Weslater returned with a drum set on his father’s pickup truck and his sister, Ava, now a North Shore Middle School student, brought her electric bass. The two staged a short rock concert for Larson, which was fun and meaningful, Wes said.
“It’s really nice to play for her because she always smiles after, and she always looks out for us,” he said. “She’s a really good music teacher, so I like to see her smile, even though there’s stuff going on.”
Wes’s mother, Denise, said the students’ desire to play for Larson shows how much she means to them. SCE’s concerts are incredible, she said, and it means a great deal to the students to be able to show their appreciation for her.

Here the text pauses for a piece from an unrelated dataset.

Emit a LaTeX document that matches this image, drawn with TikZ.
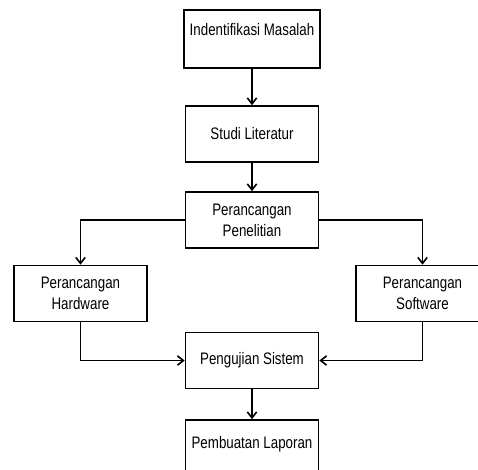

Todd Borom and his fourth-grade son, Cody, visited Larson with their trumpets after she sent them an email invitation. After playing “Amazing Grace” and James Brown’s “Cold Sweat,” Cody said he felt good knowing he had made his teacher happy. Todd, a trumpet player since childhood, said it meant the world to him to share the experience with his son.
“It’s great to be able to share this with not only Jodie,” he said, “but also the community because it brings people joy and it lets them see the young kids do something that makes us all smile, in spite of all that’s going on.”
Larson, who has lived in Sea Cliff for 26 years and taught at SCE since 2002, said she appreciates hearing students play instruments of all sorts. Although the flute is her main instrument, she also plays clarinet, saxophone, trumpet, trombone and percussion, all of which she teaches at a professional level.